Blood Orange Upside Down Cake
In Iran, eating fruits is a ritual, like drinking tea, there is always a large bowl of seasonal fruits at the table in each household. I have a love affair with oranges and grapefruits, I grew up picking oranges from tree and I seriously can't live without them. Lucky for me, we have an abundance of citrus fruits in Los Angeles, specially in the city that we live in. So when I came across the upside down cake recipe by the amazing David Lebovits I knew I have to make this cake. I've made the recipe using cranberries first, which was so delicious and tangy, then I made the orange upside down cake. The result was just amazing...the cake was moist, soft, and so good either warm or cold.
Using corase corn meal or polenta in this recipe adds a little grainy texture to the cake that is very pleasant mixed with fresh fruits. But if you like smooth and soft texture, you can use fine corn meal instead.
Use a skillet or a cake pan, but avoid using springform cake pans. You heat butter and sugar in a heavy skillet, then arrange sliced oranges over the hot sugar. Then you beat up a basic cake batter that includes yellow cornmeal, and spread it over the fruit and sugar.
It's impressive, easy, and so scrumptious. I served it in big wedges with little scoops of vanilla ice cream at a dinner party.
Blood Orange Upside Down Cake
Yields: 10-12 slices Bake time: 50 minutes
- 55g butter, cubed
- 125g brown sugar
- 3-4 large oranges, peeled, sliced
- 175g all-purpose flour
- 50g coarse cornmeal or polenta
- 1 1/2 teaspoons baking powder
- 1/4 teaspoon salt
- 115g butter, cubed, at room temperature
- 150g granulated sugar
- grated zest of one orange
- 2 large eggs, at room temperature
- 1 teaspoon vanilla extract
- 1/2 cup whole milk, at room temperature
1. Place the cast iron skillet on the medium heat, melt the butter and the brown sugar together, stirring frequently, until the sugar is moistened. When the mixture starts to bubble, remove from heat and set aside.
2. Preheat the oven to 350ºF . In a small bowl, whisk together the flour, cornmeal or polenta, baking powder, and salt.
4. In the bowl of a stand mixer, or by hand in a mixing bowl with a spatula, beat softened butter, sugar and orange zest at medium high speed for 3 to 5 minutes, until very light and fluffy.
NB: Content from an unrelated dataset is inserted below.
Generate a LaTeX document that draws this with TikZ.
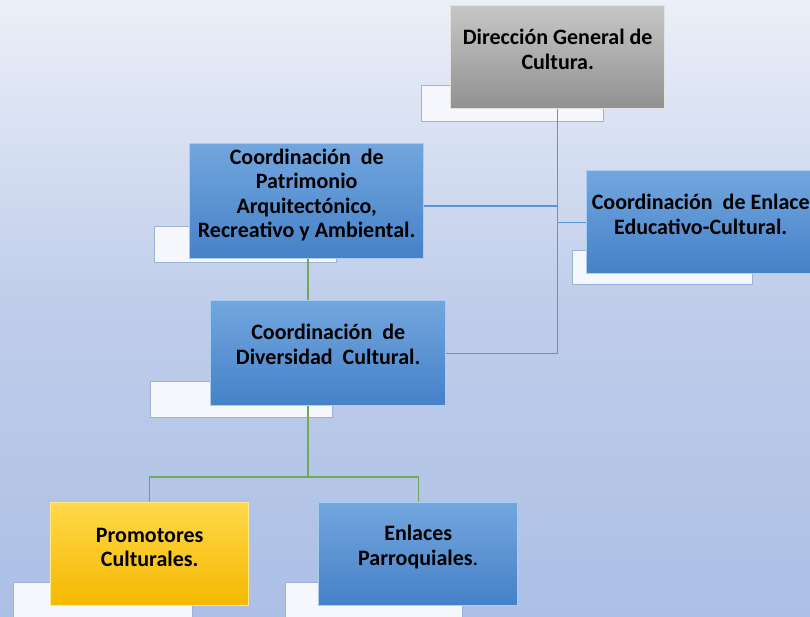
\documentclass[tikz,border=0pt]{standalone}
\usepackage{fontspec}
\setmainfont{Carlito}
\definecolor{bgtop}{HTML}{EBEFF8}
\definecolor{bgmid}{HTML}{BFCDEA}
\definecolor{bgbot}{HTML}{ACBFE5}
\definecolor{bluetop}{HTML}{72A6DE}
\definecolor{bluebot}{HTML}{4581C8}
\definecolor{blueedge}{HTML}{A9CDF2}
\definecolor{graytop}{HTML}{C6C6C6}
\definecolor{graybot}{HTML}{919191}
\definecolor{grayedge}{HTML}{E2E2E2}
\definecolor{yeltop}{HTML}{FFD84A}
\definecolor{yelbot}{HTML}{F4B800}
\definecolor{yeledge}{HTML}{FFE98A}
\definecolor{subfill}{HTML}{F5F7FC}
\definecolor{subedge}{HTML}{9DB3D6}
\definecolor{lineblue}{HTML}{5B95D3}
\definecolor{linegreen}{HTML}{72A85A}
\tikzset{
  orgbox/.style={rectangle, inner sep=0pt, anchor=north west, line width=1.4pt},
  bluebox/.style={orgbox, top color=bluetop, bottom color=bluebot, draw=blueedge},
  graybox/.style={orgbox, top color=graytop, bottom color=graybot, draw=grayedge},
  yelbox/.style={orgbox, top color=yeltop, bottom color=yelbot, draw=yeledge},
  subbox/.style={rectangle, inner sep=0pt, anchor=north west, fill=subfill, draw=subedge, line width=0.8pt},
  lbl/.style={align=center, font=\fontsize{22}{24.5}\selectfont\bfseries, text=black, inner sep=0pt},
  bline/.style={draw=lineblue, line width=1.3pt},
  gline/.style={draw=linegreen, line width=1.3pt}
}
\begin{document}
\begin{tikzpicture}[x=1pt,y=-1pt]
\useasboundingbox (0,0) rectangle (810,617);
\clip (0,0) rectangle (810,617);
% background
\shade[top color=bgtop, bottom color=bgbot, middle color=bgmid] (0,0) rectangle (810,617);
% white sub-boxes
\node[subbox, minimum width=182pt, minimum height=36pt] (s1) at (421,85) {};
\node[subbox, minimum width=182pt, minimum height=36pt] (s2) at (154,226) {};
\node[subbox, minimum width=180pt, minimum height=34pt] (s3) at (572,250) {};
\node[subbox, minimum width=182pt, minimum height=36pt] (s4) at (150,381) {};
\node[subbox, minimum width=179pt, minimum height=40pt] (s5) at (13,582) {};
\node[subbox, minimum width=177pt, minimum height=40pt] (s6) at (285,582) {};
% connector helpers
\coordinate (jp) at (557,206);
\coordinate (g1) at (308,477);
% main boxes (placed first for anchors, redrawn above connectors)
\node[graybox, minimum width=214pt, minimum height=103pt] (dg) at (450,5) {};
\node[bluebox, minimum width=234pt, minimum height=115pt] (pa) at (189,143) {};
\node[bluebox, minimum width=230pt, minimum height=103pt] (ee) at (586,170) {};
\node[bluebox, minimum width=235pt, minimum height=105pt] (dv) at (210,300) {};
\node[yelbox, minimum width=198pt, minimum height=103pt] (pr) at (50,502) {};
\node[bluebox, minimum width=199pt, minimum height=103pt] (ep) at (318,502) {};
% connectors
\draw[bline] (dg.south) -- (dv.east -| dg.south);
\draw[bline] (jp -| pa.east) -- (jp);
\draw[bline] (ee.west) -- (ee.west -| dg.south);
\draw[bline] (dv.east) -- (dv.east -| dg.south);
\draw[gline] (g1 |- pa.south) -- (g1 |- dv.north);
\draw[gline] (g1 |- dv.south) -- (g1);
\draw[gline] (pr.north) |- (g1) -| (ep.north);
% redraw boxes on top
\node[graybox, minimum width=214pt, minimum height=103pt] at (450,5) {};
\node[bluebox, minimum width=234pt, minimum height=115pt] at (189,143) {};
\node[bluebox, minimum width=230pt, minimum height=103pt] at (586,170) {};
\node[bluebox, minimum width=235pt, minimum height=105pt] at (210,300) {};
\node[yelbox, minimum width=198pt, minimum height=103pt] at (50,502) {};
\node[bluebox, minimum width=199pt, minimum height=103pt] at (318,502) {};
% labels
\node[lbl] (tdg) at ([yshift=8pt]dg.center) {Dirección General de\\Cultura.};
\node[lbl] (tpa) at ([yshift=6pt]pa.center) {Coordinación\ \ de\\Patrimonio\\Arquitectónico,\\Recreativo y Ambiental.};
\node[lbl] (tee) at ([xshift=-1pt,yshift=8pt]ee.center) {Coordinación\ \ de Enlace\\Educativo-Cultural.};
\node[lbl] (tdv) at ([yshift=9pt]dv.center) {Coordinación\ \ de\\Diversidad\ \ Cultural.};
\node[lbl] (tpr) at ([yshift=7pt]pr.center) {Promotores\\Culturales.};
\node[lbl] (tep) at ([yshift=7pt]ep.center) {Enlaces\\Parroquiales\textmd{.}};
\end{tikzpicture}
\end{document}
5. Reduce the speed of the mixer to medium and add the eggs one at a time, stopping the mixer to scrape down the sides. Mix in the vanilla extract.
6. At low speed, ulternately add flour and milk, start with the dry and end with the dry ingredients. Mix just enough so that they’re all combined. Do not overmix.
7. Place a layer of orange slices on top of the butter and brown sugar. Spoon the batter over the cranberries in four mounds, then use a spatula to spread the batter evenly over the fruit.
8. Bake the cake until the top is golden brown and a toothpick inserted into the center comes out clean, about 50 minutes. Remove from the oven, wait 10 minutes, then run a knife around the cake. Place a serving platter overturned on top of the cake in the skillet, then using oven mitts to cover your hands, flip the two over simultaneously, until the cake releases from the pan.
This cake can be served warm or cold. It's best served fresh, but you can cover with plastic wrap and keep for a week at the refrigerator.